**Set exercise**
Find the string "that" in the data, then copy every line where it is found.

═════ Provided records

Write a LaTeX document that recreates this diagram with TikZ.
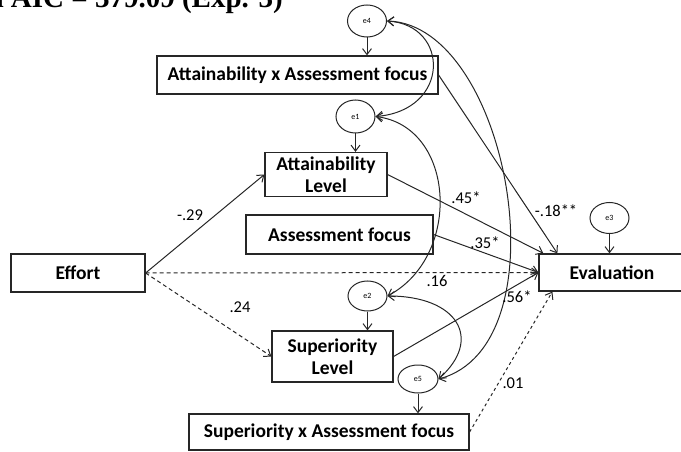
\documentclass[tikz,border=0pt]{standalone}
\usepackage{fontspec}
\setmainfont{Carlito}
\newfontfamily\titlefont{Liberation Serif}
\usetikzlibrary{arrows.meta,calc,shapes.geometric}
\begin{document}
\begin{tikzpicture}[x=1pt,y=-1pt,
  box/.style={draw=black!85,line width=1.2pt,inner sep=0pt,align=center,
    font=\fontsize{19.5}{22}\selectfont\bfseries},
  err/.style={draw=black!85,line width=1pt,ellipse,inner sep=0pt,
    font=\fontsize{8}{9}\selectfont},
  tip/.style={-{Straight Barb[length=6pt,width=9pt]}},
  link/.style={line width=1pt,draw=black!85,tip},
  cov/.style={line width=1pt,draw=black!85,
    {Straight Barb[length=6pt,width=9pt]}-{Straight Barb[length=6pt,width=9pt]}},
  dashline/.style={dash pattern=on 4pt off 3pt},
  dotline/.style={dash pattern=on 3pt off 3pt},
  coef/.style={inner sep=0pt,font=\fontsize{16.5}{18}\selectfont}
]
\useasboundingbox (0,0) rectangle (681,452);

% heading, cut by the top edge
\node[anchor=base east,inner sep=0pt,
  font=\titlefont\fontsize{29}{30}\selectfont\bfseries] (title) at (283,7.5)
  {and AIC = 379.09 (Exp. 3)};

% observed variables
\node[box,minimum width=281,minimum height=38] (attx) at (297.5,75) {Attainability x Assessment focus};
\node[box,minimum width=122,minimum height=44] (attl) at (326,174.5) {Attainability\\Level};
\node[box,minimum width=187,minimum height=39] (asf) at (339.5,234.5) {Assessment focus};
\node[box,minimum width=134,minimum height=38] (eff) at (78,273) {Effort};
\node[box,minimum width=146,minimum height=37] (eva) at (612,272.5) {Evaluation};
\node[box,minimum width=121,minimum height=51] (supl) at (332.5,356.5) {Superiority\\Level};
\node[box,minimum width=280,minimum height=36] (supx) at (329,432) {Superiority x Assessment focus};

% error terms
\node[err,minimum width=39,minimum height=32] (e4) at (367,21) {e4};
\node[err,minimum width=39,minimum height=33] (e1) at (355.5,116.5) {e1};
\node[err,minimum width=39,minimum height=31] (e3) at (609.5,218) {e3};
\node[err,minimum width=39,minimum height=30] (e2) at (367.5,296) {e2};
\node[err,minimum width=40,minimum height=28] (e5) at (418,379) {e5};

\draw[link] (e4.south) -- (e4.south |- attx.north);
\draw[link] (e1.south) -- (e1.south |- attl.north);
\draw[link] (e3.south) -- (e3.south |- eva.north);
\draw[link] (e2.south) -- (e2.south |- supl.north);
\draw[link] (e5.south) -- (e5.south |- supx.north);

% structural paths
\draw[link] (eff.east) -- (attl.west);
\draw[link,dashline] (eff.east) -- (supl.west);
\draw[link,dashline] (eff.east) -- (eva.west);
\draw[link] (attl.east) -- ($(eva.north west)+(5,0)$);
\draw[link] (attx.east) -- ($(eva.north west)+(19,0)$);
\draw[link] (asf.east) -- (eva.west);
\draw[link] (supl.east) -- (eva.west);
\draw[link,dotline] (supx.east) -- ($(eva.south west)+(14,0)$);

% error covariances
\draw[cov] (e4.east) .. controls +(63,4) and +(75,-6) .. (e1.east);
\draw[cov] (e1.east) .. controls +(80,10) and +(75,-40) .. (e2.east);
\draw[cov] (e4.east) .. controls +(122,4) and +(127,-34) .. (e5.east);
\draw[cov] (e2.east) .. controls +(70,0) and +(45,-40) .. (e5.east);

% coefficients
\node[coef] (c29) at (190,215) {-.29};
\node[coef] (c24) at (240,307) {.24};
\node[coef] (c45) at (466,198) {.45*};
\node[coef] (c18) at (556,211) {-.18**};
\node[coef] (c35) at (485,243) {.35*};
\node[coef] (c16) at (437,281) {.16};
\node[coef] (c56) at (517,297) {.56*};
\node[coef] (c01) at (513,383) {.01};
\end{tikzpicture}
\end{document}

══════════
═════ Provided records

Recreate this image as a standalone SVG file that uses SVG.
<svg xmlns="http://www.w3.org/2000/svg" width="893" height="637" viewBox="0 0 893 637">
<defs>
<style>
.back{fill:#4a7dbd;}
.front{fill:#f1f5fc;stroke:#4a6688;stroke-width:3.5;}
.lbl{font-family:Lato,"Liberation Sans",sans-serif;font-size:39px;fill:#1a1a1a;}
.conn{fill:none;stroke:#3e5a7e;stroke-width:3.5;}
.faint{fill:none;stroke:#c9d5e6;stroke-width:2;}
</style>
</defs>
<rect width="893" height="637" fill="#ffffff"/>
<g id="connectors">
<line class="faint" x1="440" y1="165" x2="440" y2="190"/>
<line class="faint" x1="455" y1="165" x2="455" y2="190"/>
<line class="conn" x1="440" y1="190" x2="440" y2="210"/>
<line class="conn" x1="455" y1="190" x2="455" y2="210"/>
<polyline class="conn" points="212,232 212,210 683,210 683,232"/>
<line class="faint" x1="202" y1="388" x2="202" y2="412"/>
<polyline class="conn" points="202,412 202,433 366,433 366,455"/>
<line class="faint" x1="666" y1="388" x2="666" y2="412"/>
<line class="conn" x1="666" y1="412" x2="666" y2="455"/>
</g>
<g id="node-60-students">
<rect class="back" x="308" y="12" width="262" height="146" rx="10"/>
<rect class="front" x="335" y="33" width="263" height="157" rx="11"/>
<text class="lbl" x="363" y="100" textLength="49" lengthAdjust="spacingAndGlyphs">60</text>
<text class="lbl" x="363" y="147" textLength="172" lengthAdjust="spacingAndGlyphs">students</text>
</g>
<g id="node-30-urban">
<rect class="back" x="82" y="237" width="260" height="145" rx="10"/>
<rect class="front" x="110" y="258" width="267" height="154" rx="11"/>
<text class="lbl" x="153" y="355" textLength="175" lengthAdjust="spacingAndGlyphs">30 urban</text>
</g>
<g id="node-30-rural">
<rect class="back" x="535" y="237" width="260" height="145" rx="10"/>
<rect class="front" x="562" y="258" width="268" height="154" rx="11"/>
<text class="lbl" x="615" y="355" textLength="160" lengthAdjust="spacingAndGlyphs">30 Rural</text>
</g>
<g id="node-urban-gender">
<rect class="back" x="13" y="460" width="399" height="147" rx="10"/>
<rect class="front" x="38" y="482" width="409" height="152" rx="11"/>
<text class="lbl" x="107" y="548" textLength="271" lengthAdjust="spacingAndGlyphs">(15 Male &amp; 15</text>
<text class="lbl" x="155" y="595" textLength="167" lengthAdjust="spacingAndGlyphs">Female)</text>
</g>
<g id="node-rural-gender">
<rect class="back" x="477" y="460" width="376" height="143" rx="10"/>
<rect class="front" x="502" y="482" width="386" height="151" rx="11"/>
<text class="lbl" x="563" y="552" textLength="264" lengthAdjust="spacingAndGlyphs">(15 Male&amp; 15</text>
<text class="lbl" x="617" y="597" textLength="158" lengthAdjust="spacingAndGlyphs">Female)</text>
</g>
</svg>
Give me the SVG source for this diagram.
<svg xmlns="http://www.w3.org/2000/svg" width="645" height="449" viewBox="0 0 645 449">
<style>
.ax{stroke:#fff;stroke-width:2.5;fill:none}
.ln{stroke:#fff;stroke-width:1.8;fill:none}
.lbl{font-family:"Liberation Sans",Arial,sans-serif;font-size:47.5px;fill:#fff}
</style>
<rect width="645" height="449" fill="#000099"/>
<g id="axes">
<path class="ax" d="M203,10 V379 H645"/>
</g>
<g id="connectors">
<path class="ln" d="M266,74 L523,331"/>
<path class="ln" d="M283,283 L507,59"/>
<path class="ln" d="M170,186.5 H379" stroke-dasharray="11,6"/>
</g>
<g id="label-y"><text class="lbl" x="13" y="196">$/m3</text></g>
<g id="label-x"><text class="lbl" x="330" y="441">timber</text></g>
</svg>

══════════

**Result below**
Write a LaTeX document that recreates this diagram with TikZ.
Recreate this image as a standalone SVG file that uses SVG.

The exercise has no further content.